- _What you have to do_: Using the data below, return word for word every line from the one holding "Reproduce this chart with matplotlib." down to the one holding "cloud = [100, 80, 75, 30, 0]". Leave pictures out.

- _Data_:
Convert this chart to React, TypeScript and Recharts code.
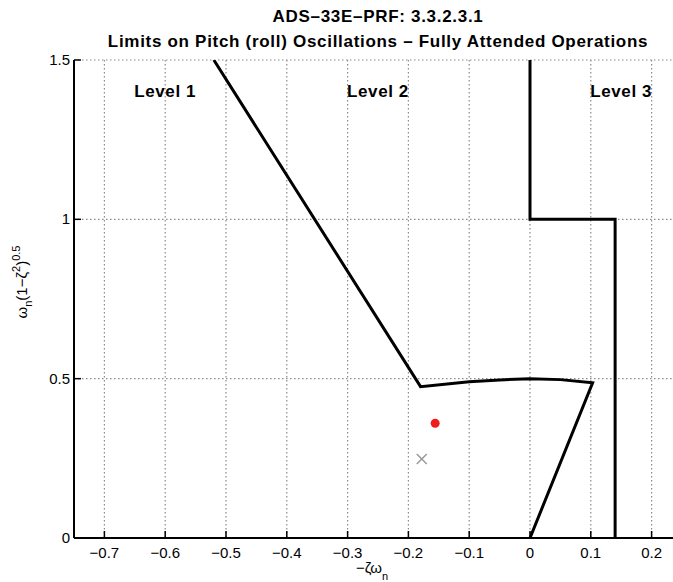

--

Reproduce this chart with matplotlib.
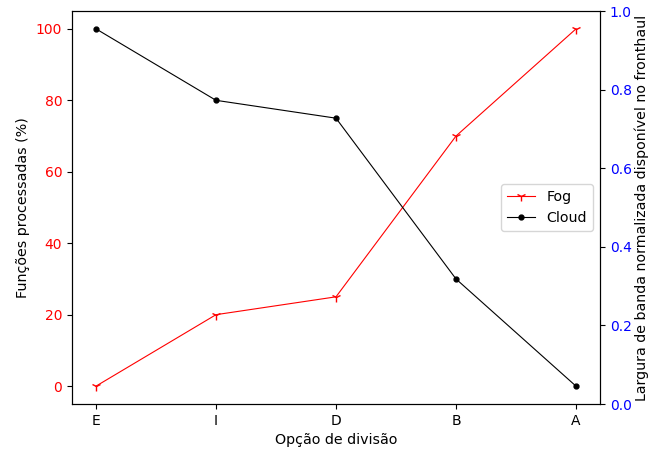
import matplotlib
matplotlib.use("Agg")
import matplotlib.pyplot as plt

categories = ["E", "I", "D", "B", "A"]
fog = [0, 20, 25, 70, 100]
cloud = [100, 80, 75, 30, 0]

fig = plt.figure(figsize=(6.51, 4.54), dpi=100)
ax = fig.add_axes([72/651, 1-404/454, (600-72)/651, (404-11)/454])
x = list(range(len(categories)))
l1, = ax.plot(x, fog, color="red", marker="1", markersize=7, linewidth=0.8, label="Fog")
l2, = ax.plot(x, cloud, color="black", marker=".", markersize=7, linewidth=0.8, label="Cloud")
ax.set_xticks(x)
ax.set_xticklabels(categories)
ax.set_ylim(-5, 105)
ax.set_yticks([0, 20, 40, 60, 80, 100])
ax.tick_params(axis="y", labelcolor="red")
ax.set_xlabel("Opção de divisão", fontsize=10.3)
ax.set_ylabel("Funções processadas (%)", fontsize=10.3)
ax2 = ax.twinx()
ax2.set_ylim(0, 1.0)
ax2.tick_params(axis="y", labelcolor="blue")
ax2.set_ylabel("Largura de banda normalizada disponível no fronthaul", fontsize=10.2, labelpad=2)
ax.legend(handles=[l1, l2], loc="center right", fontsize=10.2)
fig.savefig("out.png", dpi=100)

- _Problem solution_:
Reproduce this chart with matplotlib.
import matplotlib
matplotlib.use("Agg")
import matplotlib.pyplot as plt

categories = ["E", "I", "D", "B", "A"]
fog = [0, 20, 25, 70, 100]
cloud = [100, 80, 75, 30, 0]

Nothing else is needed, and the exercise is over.